La sessione del 30 novembre presieduta da Markus Engelhardt, che ha messo in luce gli apporti scientifici della prima giornata di studi, è iniziata con Giuseppina Montagnese (La produzione cameristica di Nicola Antonio Manfroce) che si è soffermata sulla produzione giovanile del compositore, come ad esempio: le variazioni per pianoforte del 1809, le variazioni su Già a notte si avvicina, conservate nel fondo musicale della mediateca di Cinquefrondi; alcune sinfonie, diverse arie staccate delle due opere del compositore. Composizioni che risentono del periodo formativo del Collegio napoletano, in cui l’artista dimostra di aver assimilato i dettami espressi dalla scuola napoletana e di guardare già ai grandi modelli europei.

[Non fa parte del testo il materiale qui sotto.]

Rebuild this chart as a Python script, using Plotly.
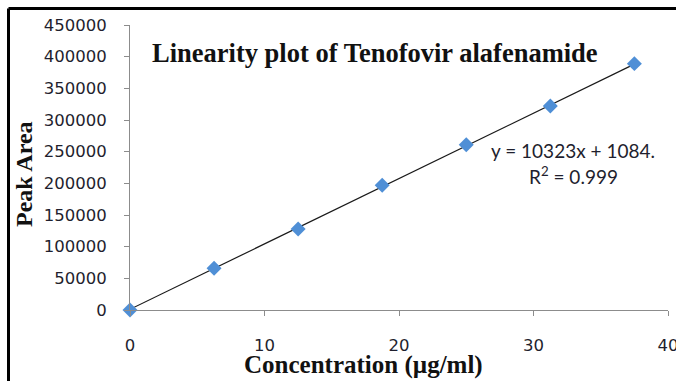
import plotly.graph_objects as go

# Calibration standards (µg/ml) and measured peak areas
concentration = [0, 6.25, 12.5, 18.75, 25, 31.25, 37.5]
peak_area = [0, 65800, 128000, 197000, 261000, 322000, 389000]

# Linear regression reported for the calibration
slope = 10323
intercept = 1084
r_squared = 0.999

x_ticks = [0, 10, 20, 30, 40]
y_ticks = list(range(0, 450001, 50000))

W, H = 676, 381
ML, MR, MT, MB = 130, 8, 25, 71
PW, PH = W - ML - MR, H - MT - MB


def px_to_paper_x(px):
    return (px - ML) / PW


def px_to_paper_y(py):
    return (H - MB - py) / PH


fit_x = [concentration[0], concentration[-1]]
fit_y = [slope * x + intercept for x in fit_x]

fig = go.Figure()
fig.add_trace(go.Scatter(
    x=fit_x, y=fit_y, mode="lines",
    line=dict(color="#1a1a1a", width=1.2),
    hoverinfo="skip", showlegend=False,
))
fig.add_trace(go.Scatter(
    x=concentration, y=peak_area, mode="markers",
    marker=dict(symbol="diamond", size=11.5, color="#4f8fd6"),
    cliponaxis=False, showlegend=False,
))

axis_common = dict(
    showgrid=False, zeroline=False, showline=True,
    linecolor="#8c8c8c", linewidth=1,
    ticks="outside", ticklen=5, tickcolor="#8c8c8c", tickwidth=1,
    tickfont=dict(family="DejaVu Sans", size=16.5, color="#1f1f2e"),
    ticklabeloverflow="allow", automargin=False,
)

fig.update_layout(
    width=W, height=H,
    margin=dict(l=ML, r=MR, t=MT, b=MB, autoexpand=False),
    paper_bgcolor="white", plot_bgcolor="white",
    xaxis=dict(range=[0, 40], tickvals=x_ticks, ticklabelstandoff=15, **axis_common),
    yaxis=dict(range=[0, 450000], tickvals=y_ticks, tickformat="d",
               ticklabelstandoff=14, **axis_common),
    annotations=[
        dict(text="<b>Linearity plot of Tenofovir alafenamide</b>",
             xref="paper", yref="paper",
             x=px_to_paper_x(375), y=px_to_paper_y(53),
             xanchor="center", yanchor="middle", showarrow=False,
             font=dict(family="Liberation Serif", size=26.5, color="#111111")),
        dict(text="<b>Concentration (µg/ml)</b>",
             xref="paper", yref="paper",
             x=px_to_paper_x(363), y=px_to_paper_y(365),
             xanchor="center", yanchor="middle", showarrow=False,
             font=dict(family="Liberation Serif", size=25, color="#111111")),
        dict(text="<b>Peak Area</b>",
             xref="paper", yref="paper",
             x=px_to_paper_x(24), y=px_to_paper_y(174),
             xanchor="center", yanchor="middle", showarrow=False, textangle=-90,
             font=dict(family="Liberation Serif", size=24, color="#111111")),
        dict(text=f"y = {slope}x + {intercept}.",
             xref="paper", yref="paper",
             x=px_to_paper_x(573), y=px_to_paper_y(150),
             xanchor="center", yanchor="middle", showarrow=False,
             font=dict(family="Lato", size=19, color="#1f1f2e")),
        dict(text=f"R<sup>2</sup> = {r_squared}",
             xref="paper", yref="paper",
             x=px_to_paper_x(573), y=px_to_paper_y(175),
             xanchor="center", yanchor="middle", showarrow=False,
             font=dict(family="Lato", size=19, color="#1f1f2e")),
    ],
    shapes=[
        dict(type="line", xref="paper", yref="paper",
             x0=px_to_paper_x(8.5), x1=px_to_paper_x(W + 10),
             y0=px_to_paper_y(8.5), y1=px_to_paper_y(8.5),
             line=dict(color="black", width=3)),
        dict(type="line", xref="paper", yref="paper",
             x0=px_to_paper_x(8.5), x1=px_to_paper_x(8.5),
             y0=px_to_paper_y(8.5), y1=px_to_paper_y(H + 10),
             line=dict(color="black", width=3)),
    ],
)

fig.write_html("out.html")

Sergio Pagliarulo (Tradizione e novità nella produzione sinfonica e sacra di Manfroce) ha analizzato la produzione sacra dell’artista: alcune messe, un Kyrie e Gloria, un Miserere a 3 voci, alcuni vespri e il Dixit. Nel contempo ha fornito, anche, alcune utili considerazioni sulla produzione sinfonica del compositore.

Giovanni Russo (All’origine dei ‘Manfroce’: l’ambiente musicale cinquefrondese e palmese) ha relazionato sulle origini del compositore dimostrando come i ‘Manfroce’ fossero una dinastia ben inserita nell’ambiente culturale-musicale calabrese dell’epoca, come Domenico Antonio Manfroce maestro della cappella di Palmi e Don Fortunato Manfroce esperto nel canto gregoriano.

Maria Paola Borsetta («…nel Mille ottocento tre, epoca di scarsi lucre della professione musicale…»: musicisti a Cosenza tra fine Settecento e inizio Ottocento) ha analizzato la produzione teatrale e musicale cosentina tra la fine del XVIII secolo e l’inizio del XIX rintracciando negli archivi calabresi una miriade di informazioni sui musicisti cosentini nel periodo indicato.

Francesco Bissoli (Intorno all’aria operistica dei primi dell’Ottocento) si è soffermato sulla nuova concezione drammaturgica dell’opera di primo Ottocento, in cui si inserisce a pieno titolo, anche, Manfroce, con l’espansione delle tradizionali forme settecentesche. Ha fornito poi delle utilissime riflessioni sull’Ecuba dimostrando delle analogie con la Ginevra di Scozia di Mayr.

I saluti finali del convegno sono stati affidati a Monsignore Francesco Milito (Vescovo di Oppido-Palmi), che si è congratulato con gli organizzatori e ha messo in luce l’importanza della riscoperta del compositore calabrese.

A latere del Convegno si è svolta la presentazione degli atti del convegno Giorgio Miceli e la musica nel Mezzogiorno d’Italia nell’Ottocento (Ibimus calabrese 2012) a cura di Annunziato Pugliese e Maria Paola Borsetta. Il volume è stato presentato da Carlo Fanelli, Francesco Paolo Russo e Agostino Ziino.

Da segnalare, infine, il concerto dei fiati italiani a cura degli amici della musica “N.A. Manfroce” di Palmi.